--- Start of Provided records ---

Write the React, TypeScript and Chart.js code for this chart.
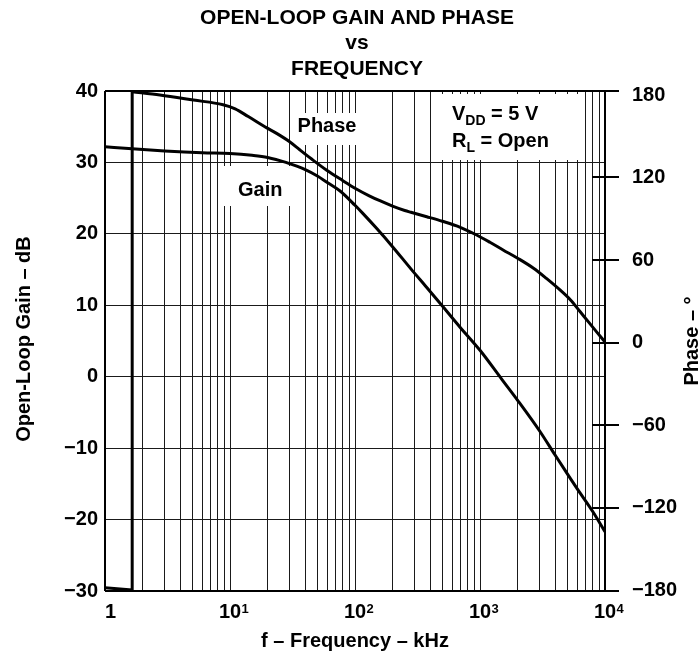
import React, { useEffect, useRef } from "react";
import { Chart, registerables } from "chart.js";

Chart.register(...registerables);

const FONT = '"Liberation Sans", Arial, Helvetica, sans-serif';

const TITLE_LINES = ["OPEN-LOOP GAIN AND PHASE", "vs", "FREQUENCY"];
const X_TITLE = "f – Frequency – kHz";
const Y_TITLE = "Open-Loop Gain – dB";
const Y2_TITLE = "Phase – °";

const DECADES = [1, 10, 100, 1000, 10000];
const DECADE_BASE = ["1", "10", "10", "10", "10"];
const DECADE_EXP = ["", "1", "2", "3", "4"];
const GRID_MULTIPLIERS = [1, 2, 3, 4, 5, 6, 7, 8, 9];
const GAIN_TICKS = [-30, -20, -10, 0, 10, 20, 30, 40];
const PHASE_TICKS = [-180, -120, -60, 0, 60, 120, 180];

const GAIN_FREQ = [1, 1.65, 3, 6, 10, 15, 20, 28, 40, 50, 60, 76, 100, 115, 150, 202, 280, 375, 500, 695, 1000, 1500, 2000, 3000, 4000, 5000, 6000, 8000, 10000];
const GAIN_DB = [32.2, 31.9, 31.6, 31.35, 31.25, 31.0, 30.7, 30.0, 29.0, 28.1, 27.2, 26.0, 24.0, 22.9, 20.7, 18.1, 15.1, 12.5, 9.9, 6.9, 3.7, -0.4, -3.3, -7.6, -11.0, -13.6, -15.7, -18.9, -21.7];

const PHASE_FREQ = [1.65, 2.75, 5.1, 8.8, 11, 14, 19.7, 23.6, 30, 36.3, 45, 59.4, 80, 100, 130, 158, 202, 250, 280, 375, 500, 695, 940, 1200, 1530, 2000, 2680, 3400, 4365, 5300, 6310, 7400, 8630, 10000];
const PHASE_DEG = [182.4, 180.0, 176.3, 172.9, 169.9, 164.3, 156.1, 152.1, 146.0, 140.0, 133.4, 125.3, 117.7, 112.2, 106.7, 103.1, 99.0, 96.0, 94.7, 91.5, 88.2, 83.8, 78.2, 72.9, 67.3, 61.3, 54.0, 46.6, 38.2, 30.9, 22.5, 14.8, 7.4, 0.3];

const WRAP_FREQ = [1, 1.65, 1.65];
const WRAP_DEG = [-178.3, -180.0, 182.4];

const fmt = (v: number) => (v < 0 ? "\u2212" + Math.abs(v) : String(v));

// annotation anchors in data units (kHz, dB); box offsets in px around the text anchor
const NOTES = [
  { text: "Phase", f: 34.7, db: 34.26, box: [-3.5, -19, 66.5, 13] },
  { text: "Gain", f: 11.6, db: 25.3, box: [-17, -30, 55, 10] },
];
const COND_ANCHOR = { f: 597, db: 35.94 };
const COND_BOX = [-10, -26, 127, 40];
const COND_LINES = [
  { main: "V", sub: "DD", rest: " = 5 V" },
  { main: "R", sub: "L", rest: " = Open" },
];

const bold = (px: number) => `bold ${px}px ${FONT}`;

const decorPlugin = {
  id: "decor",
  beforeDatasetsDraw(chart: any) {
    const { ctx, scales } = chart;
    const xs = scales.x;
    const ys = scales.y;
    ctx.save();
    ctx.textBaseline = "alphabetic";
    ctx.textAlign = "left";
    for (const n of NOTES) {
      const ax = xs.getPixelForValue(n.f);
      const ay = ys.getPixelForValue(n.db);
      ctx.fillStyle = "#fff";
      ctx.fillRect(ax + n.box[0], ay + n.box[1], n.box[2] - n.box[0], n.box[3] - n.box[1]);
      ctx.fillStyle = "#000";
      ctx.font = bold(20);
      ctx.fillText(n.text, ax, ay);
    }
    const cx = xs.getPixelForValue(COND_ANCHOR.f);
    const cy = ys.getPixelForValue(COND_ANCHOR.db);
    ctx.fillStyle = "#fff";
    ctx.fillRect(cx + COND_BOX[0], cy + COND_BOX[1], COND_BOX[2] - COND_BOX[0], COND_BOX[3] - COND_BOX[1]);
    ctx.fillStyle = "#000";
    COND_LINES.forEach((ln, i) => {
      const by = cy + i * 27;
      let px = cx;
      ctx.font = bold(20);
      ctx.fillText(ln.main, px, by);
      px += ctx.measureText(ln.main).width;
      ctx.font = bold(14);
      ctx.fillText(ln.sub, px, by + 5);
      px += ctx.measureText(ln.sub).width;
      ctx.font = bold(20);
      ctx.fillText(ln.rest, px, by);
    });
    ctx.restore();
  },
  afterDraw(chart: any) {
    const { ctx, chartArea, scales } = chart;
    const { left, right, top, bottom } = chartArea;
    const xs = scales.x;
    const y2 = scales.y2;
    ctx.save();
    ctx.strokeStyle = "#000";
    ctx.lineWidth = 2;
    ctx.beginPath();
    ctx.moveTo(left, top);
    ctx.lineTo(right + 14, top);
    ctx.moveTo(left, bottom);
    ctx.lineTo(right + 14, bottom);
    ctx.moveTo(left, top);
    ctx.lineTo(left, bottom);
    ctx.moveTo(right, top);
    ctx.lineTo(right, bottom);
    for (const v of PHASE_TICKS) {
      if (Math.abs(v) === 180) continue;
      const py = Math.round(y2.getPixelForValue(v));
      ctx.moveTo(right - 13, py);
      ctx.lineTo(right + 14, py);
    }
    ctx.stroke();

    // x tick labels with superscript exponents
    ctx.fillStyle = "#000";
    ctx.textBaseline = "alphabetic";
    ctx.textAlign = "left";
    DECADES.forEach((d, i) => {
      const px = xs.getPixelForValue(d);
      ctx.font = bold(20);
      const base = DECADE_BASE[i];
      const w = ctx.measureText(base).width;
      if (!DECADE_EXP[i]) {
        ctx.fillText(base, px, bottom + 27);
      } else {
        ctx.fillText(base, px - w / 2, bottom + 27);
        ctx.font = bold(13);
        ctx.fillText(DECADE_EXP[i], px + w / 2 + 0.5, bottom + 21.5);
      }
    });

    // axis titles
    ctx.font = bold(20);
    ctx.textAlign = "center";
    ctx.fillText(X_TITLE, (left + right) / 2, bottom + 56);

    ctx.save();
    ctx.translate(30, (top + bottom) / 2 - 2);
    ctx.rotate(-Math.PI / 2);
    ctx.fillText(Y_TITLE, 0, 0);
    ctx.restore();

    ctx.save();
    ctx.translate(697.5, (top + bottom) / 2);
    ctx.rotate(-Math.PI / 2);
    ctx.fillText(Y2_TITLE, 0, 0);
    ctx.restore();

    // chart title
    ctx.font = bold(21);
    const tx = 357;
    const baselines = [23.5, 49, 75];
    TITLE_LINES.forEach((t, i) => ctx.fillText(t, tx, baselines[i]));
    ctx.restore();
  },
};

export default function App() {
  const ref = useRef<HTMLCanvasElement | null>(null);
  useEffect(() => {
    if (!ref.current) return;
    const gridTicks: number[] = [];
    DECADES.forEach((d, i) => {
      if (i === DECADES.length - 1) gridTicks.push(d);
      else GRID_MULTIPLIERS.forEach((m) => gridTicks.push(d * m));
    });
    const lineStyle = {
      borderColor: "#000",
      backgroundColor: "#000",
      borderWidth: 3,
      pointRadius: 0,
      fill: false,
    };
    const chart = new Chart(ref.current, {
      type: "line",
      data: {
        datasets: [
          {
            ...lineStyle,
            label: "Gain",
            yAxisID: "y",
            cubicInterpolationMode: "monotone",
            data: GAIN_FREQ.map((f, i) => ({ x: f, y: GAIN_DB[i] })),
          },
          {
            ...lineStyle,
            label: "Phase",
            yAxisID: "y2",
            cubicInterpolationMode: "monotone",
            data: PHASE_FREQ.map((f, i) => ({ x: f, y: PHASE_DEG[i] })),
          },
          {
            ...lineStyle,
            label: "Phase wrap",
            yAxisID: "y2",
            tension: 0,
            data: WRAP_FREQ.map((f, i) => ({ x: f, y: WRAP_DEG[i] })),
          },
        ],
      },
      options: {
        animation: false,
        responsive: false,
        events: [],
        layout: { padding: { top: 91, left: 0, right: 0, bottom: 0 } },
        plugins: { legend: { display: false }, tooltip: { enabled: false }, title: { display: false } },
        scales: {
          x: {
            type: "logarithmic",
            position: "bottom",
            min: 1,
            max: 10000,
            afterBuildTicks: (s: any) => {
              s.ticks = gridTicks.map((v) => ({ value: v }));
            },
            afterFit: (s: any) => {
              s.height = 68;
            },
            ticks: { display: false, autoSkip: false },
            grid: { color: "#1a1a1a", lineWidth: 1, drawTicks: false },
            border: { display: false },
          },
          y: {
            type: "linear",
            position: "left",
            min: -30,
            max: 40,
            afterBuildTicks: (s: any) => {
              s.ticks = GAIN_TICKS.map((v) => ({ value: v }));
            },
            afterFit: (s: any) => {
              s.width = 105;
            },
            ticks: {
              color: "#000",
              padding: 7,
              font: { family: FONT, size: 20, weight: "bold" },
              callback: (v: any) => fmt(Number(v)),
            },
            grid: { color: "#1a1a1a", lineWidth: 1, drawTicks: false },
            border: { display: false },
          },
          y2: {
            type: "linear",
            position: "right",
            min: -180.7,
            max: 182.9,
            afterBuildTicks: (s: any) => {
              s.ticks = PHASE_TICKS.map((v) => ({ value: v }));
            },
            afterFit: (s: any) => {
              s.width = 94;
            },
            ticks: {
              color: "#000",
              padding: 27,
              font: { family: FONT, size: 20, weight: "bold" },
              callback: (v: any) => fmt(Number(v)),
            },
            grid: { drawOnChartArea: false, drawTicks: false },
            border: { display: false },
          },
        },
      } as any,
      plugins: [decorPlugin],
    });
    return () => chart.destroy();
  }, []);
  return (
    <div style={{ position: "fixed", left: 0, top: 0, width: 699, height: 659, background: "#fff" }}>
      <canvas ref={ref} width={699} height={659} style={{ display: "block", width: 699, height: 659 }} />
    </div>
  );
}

--- End of Provided records ---
--- Start of Provided records ---

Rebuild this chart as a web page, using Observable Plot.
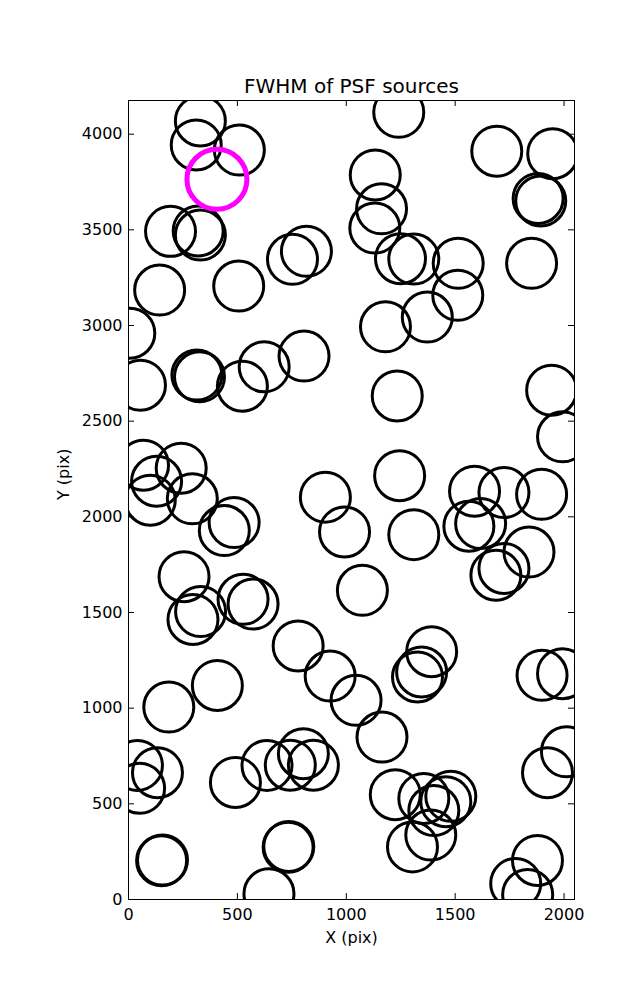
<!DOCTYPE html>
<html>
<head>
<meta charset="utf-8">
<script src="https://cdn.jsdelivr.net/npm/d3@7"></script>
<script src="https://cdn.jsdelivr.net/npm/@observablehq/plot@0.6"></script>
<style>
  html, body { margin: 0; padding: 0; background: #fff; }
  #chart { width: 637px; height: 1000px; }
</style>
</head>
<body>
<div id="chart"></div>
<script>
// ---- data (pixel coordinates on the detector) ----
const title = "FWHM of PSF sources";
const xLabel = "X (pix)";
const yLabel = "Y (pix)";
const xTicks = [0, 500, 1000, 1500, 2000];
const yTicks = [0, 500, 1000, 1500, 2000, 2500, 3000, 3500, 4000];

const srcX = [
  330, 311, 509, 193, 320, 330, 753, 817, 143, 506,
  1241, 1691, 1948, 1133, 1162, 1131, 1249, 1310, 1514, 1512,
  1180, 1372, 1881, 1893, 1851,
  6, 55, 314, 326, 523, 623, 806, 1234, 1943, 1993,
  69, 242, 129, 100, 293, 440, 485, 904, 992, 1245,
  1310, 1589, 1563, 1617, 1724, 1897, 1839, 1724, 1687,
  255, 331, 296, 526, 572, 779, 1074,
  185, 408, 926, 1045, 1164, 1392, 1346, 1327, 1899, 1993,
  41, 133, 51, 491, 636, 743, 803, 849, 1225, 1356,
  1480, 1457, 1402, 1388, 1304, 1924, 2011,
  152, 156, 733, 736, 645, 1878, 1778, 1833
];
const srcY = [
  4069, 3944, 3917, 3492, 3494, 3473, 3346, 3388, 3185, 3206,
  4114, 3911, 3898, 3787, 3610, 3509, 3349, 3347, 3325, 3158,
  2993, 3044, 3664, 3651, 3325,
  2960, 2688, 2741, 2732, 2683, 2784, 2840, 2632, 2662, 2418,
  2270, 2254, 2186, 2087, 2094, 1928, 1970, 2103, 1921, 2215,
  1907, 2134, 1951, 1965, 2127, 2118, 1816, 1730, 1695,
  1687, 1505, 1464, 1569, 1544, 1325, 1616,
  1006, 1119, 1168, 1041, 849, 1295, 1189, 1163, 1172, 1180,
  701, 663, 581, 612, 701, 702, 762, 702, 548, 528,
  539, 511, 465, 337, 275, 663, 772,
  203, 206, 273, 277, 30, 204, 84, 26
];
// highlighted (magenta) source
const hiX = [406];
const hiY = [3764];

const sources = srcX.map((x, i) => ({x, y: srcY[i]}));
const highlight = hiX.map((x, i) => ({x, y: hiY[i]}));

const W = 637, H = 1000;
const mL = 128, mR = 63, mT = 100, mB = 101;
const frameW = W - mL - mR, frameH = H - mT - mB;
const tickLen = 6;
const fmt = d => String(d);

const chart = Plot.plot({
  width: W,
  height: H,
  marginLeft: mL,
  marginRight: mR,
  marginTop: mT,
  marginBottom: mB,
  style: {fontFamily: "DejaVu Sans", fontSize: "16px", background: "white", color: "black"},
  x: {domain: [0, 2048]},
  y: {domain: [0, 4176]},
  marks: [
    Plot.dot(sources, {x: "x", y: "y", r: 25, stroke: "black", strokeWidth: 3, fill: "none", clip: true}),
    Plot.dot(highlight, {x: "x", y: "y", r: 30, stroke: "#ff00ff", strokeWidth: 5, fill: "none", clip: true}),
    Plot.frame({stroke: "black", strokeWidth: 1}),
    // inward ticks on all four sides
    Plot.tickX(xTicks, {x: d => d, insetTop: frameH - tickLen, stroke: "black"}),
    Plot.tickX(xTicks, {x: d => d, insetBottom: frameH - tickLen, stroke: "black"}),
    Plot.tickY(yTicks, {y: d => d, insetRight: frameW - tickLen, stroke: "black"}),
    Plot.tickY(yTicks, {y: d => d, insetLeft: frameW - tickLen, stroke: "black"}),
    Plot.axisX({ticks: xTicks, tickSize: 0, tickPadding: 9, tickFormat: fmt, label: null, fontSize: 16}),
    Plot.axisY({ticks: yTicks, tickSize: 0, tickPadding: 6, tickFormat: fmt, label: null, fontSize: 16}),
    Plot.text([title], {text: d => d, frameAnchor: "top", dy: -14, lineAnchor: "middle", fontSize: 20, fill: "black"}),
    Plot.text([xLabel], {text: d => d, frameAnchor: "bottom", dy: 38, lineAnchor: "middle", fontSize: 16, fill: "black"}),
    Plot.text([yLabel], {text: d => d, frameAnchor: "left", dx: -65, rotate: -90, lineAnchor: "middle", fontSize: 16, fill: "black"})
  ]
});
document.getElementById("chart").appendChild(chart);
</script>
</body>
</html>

--- End of Provided records ---
--- Start of Provided records ---

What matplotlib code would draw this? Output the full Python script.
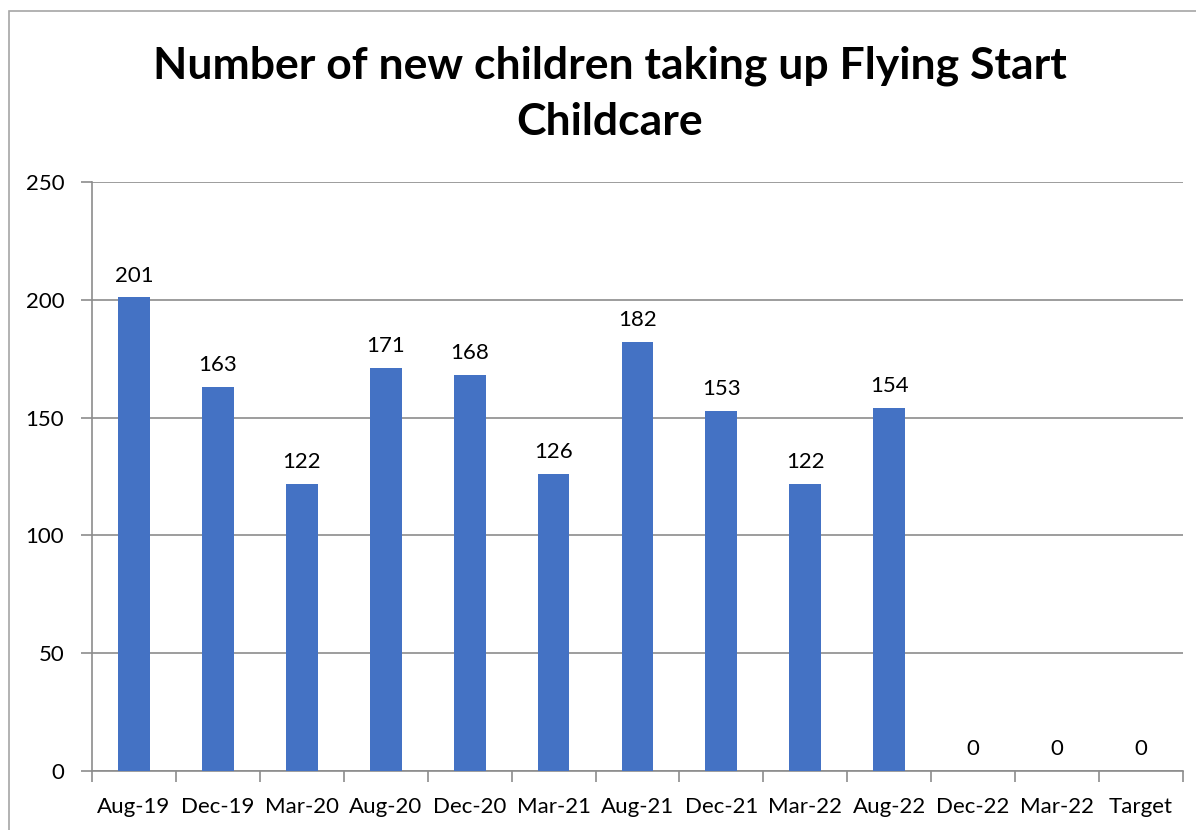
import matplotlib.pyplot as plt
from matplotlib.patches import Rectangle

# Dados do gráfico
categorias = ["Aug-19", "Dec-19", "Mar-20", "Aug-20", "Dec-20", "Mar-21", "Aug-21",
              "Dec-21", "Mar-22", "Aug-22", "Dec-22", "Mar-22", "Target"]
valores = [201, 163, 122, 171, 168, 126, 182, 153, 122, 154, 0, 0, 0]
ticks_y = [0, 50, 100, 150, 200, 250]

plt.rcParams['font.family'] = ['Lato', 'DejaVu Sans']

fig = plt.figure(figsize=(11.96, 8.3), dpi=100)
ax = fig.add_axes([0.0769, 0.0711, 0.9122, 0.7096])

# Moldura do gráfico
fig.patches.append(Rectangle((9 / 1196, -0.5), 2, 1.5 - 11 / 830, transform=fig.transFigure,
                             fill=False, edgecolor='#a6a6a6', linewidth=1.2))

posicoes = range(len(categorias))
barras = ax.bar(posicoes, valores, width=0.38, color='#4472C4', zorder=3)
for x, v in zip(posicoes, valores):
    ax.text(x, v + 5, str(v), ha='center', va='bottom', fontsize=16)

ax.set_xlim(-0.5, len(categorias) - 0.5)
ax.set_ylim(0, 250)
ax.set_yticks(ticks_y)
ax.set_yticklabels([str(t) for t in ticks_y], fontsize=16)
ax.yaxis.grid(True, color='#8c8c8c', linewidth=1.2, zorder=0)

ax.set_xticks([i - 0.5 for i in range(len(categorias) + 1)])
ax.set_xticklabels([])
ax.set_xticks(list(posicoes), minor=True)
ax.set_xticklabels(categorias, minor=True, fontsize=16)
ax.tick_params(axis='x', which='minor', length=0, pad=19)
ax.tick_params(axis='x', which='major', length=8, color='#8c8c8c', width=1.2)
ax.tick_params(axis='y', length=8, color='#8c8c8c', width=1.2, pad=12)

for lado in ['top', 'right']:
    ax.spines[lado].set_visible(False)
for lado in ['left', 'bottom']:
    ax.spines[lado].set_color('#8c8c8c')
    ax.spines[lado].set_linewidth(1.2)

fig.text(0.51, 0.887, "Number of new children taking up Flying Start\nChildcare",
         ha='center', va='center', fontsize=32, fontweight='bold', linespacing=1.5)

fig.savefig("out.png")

--- End of Provided records ---

- What you need to do:
Nothing but the lines from the one containing "What matplotlib code" through the one containing "color='#8c8c8c', width=1.2, pad=12)" should be written out, exactly and with both ends. Pictures are left out.

- Output of the task:
What matplotlib code would draw this? Output the full Python script.
import matplotlib.pyplot as plt
from matplotlib.patches import Rectangle

# Dados do gráfico
categorias = ["Aug-19", "Dec-19", "Mar-20", "Aug-20", "Dec-20", "Mar-21", "Aug-21",
              "Dec-21", "Mar-22", "Aug-22", "Dec-22", "Mar-22", "Target"]
valores = [201, 163, 122, 171, 168, 126, 182, 153, 122, 154, 0, 0, 0]
ticks_y = [0, 50, 100, 150, 200, 250]

plt.rcParams['font.family'] = ['Lato', 'DejaVu Sans']

fig = plt.figure(figsize=(11.96, 8.3), dpi=100)
ax = fig.add_axes([0.0769, 0.0711, 0.9122, 0.7096])

# Moldura do gráfico
fig.patches.append(Rectangle((9 / 1196, -0.5), 2, 1.5 - 11 / 830, transform=fig.transFigure,
                             fill=False, edgecolor='#a6a6a6', linewidth=1.2))

posicoes = range(len(categorias))
barras = ax.bar(posicoes, valores, width=0.38, color='#4472C4', zorder=3)
for x, v in zip(posicoes, valores):
    ax.text(x, v + 5, str(v), ha='center', va='bottom', fontsize=16)

ax.set_xlim(-0.5, len(categorias) - 0.5)
ax.set_ylim(0, 250)
ax.set_yticks(ticks_y)
ax.set_yticklabels([str(t) for t in ticks_y], fontsize=16)
ax.yaxis.grid(True, color='#8c8c8c', linewidth=1.2, zorder=0)

ax.set_xticks([i - 0.5 for i in range(len(categorias) + 1)])
ax.set_xticklabels([])
ax.set_xticks(list(posicoes), minor=True)
ax.set_xticklabels(categorias, minor=True, fontsize=16)
ax.tick_params(axis='x', which='minor', length=0, pad=19)
ax.tick_params(axis='x', which='major', length=8, color='#8c8c8c', width=1.2)
ax.tick_params(axis='y', length=8, color='#8c8c8c', width=1.2, pad=12)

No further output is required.